**What you will do**
Restate the whole listing word for word. Pictures are left out.

**Supplied data**
##############################

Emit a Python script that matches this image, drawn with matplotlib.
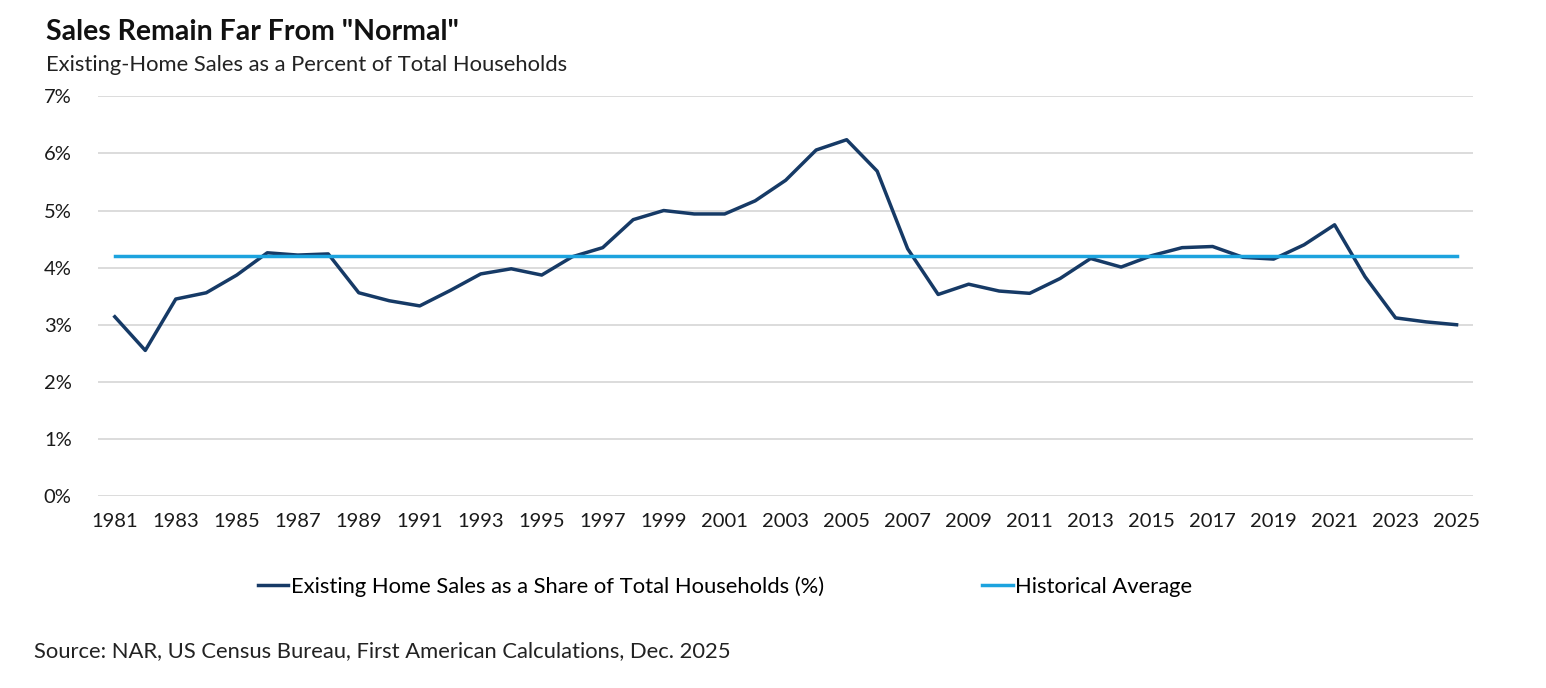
import matplotlib
matplotlib.use("Agg")
import matplotlib.pyplot as plt
from matplotlib.lines import Line2D
from matplotlib.ticker import FuncFormatter

plt.rcParams["font.family"] = ["Lato", "DejaVu Sans"]

years = list(range(1981, 2026))
share = [3.14, 2.55, 3.45, 3.56, 3.87, 4.26, 4.22, 4.24, 3.56, 3.42,
         3.33, 3.60, 3.89, 3.98, 3.87, 4.19, 4.35, 4.84, 5.00, 4.94,
         4.94, 5.17, 5.53, 6.06, 6.24, 5.69, 4.33, 3.53, 3.71, 3.59,
         3.55, 3.81, 4.16, 4.01, 4.21, 4.35, 4.37, 4.18, 4.15, 4.40,
         4.75, 3.84, 3.12, 3.05, 3.00]
hist_avg = [4.21] * len(years)
tick_years = list(range(1981, 2026, 2))

navy = "#163A66"
light = "#1CA3DE"

fig = plt.figure(figsize=(15.46, 6.88), dpi=100)
ax = fig.add_axes([0.0634, 0.279, 0.8896, 0.581])

ax.plot(years, share, color=navy, linewidth=2.5, solid_joinstyle="round")
ax.plot(years, hist_avg, color=light, linewidth=2.5)

ax.set_xlim(1980.45, 2025.55)
ax.set_ylim(0, 7)
ax.set_yticks(range(0, 8))
ax.yaxis.set_major_formatter(FuncFormatter(lambda v, p: f"{v:.0f}%"))
ax.set_xticks(tick_years)
ax.set_xticklabels([str(y) for y in tick_years])
ax.tick_params(axis="both", length=0, labelsize=14.5, colors="#1a1a1a")
ax.tick_params(axis="y", pad=19)
ax.tick_params(axis="x", pad=12)
ax.grid(axis="y", color="#d9d9d9", linewidth=1.3)
ax.set_axisbelow(True)
for s in ax.spines.values():
    s.set_visible(False)

fig.text(0.030, 0.953, 'Sales Remain Far From "Normal"', fontsize=20.5,
         fontweight="bold", va="center", ha="left", color="#111111")
fig.text(0.030, 0.905, "Existing-Home Sales as a Percent of Total Households",
         fontsize=15.8, va="center", ha="left", color="#222222")

handles = [Line2D([], [], color=navy, linewidth=2.5),
           Line2D([], [], color=light, linewidth=2.5)]
fig.legend(handles,
           ["Existing Home Sales as a Share of Total Households (%)",
            "Historical Average"],
           loc="center", bbox_to_anchor=(0.469, 0.147), ncol=2, frameon=False,
           fontsize=15.8, handlelength=1.4, handletextpad=0.12,
           columnspacing=7.2)

fig.text(0.022, 0.053,
         "Source: NAR, US Census Bureau, First American Calculations, Dec. 2025",
         fontsize=15.8, va="center", ha="left", color="#222222")

fig.savefig("out.png", dpi=100)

##############################

**Solution to this problem**
Emit a Python script that matches this image, drawn with matplotlib.
import matplotlib
matplotlib.use("Agg")
import matplotlib.pyplot as plt
from matplotlib.lines import Line2D
from matplotlib.ticker import FuncFormatter

plt.rcParams["font.family"] = ["Lato", "DejaVu Sans"]

years = list(range(1981, 2026))
share = [3.14, 2.55, 3.45, 3.56, 3.87, 4.26, 4.22, 4.24, 3.56, 3.42,
         3.33, 3.60, 3.89, 3.98, 3.87, 4.19, 4.35, 4.84, 5.00, 4.94,
         4.94, 5.17, 5.53, 6.06, 6.24, 5.69, 4.33, 3.53, 3.71, 3.59,
         3.55, 3.81, 4.16, 4.01, 4.21, 4.35, 4.37, 4.18, 4.15, 4.40,
         4.75, 3.84, 3.12, 3.05, 3.00]
hist_avg = [4.21] * len(years)
tick_years = list(range(1981, 2026, 2))

navy = "#163A66"
light = "#1CA3DE"

fig = plt.figure(figsize=(15.46, 6.88), dpi=100)
ax = fig.add_axes([0.0634, 0.279, 0.8896, 0.581])

ax.plot(years, share, color=navy, linewidth=2.5, solid_joinstyle="round")
ax.plot(years, hist_avg, color=light, linewidth=2.5)

ax.set_xlim(1980.45, 2025.55)
ax.set_ylim(0, 7)
ax.set_yticks(range(0, 8))
ax.yaxis.set_major_formatter(FuncFormatter(lambda v, p: f"{v:.0f}%"))
ax.set_xticks(tick_years)
ax.set_xticklabels([str(y) for y in tick_years])
ax.tick_params(axis="both", length=0, labelsize=14.5, colors="#1a1a1a")
ax.tick_params(axis="y", pad=19)
ax.tick_params(axis="x", pad=12)
ax.grid(axis="y", color="#d9d9d9", linewidth=1.3)
ax.set_axisbelow(True)
for s in ax.spines.values():
    s.set_visible(False)

fig.text(0.030, 0.953, 'Sales Remain Far From "Normal"', fontsize=20.5,
         fontweight="bold", va="center", ha="left", color="#111111")
fig.text(0.030, 0.905, "Existing-Home Sales as a Percent of Total Households",
         fontsize=15.8, va="center", ha="left", color="#222222")

handles = [Line2D([], [], color=navy, linewidth=2.5),
           Line2D([], [], color=light, linewidth=2.5)]
fig.legend(handles,
           ["Existing Home Sales as a Share of Total Households (%)",
            "Historical Average"],
           loc="center", bbox_to_anchor=(0.469, 0.147), ncol=2, frameon=False,
           fontsize=15.8, handlelength=1.4, handletextpad=0.12,
           columnspacing=7.2)

fig.text(0.022, 0.053,
         "Source: NAR, US Census Bureau, First American Calculations, Dec. 2025",
         fontsize=15.8, va="center", ha="left", color="#222222")

fig.savefig("out.png", dpi=100)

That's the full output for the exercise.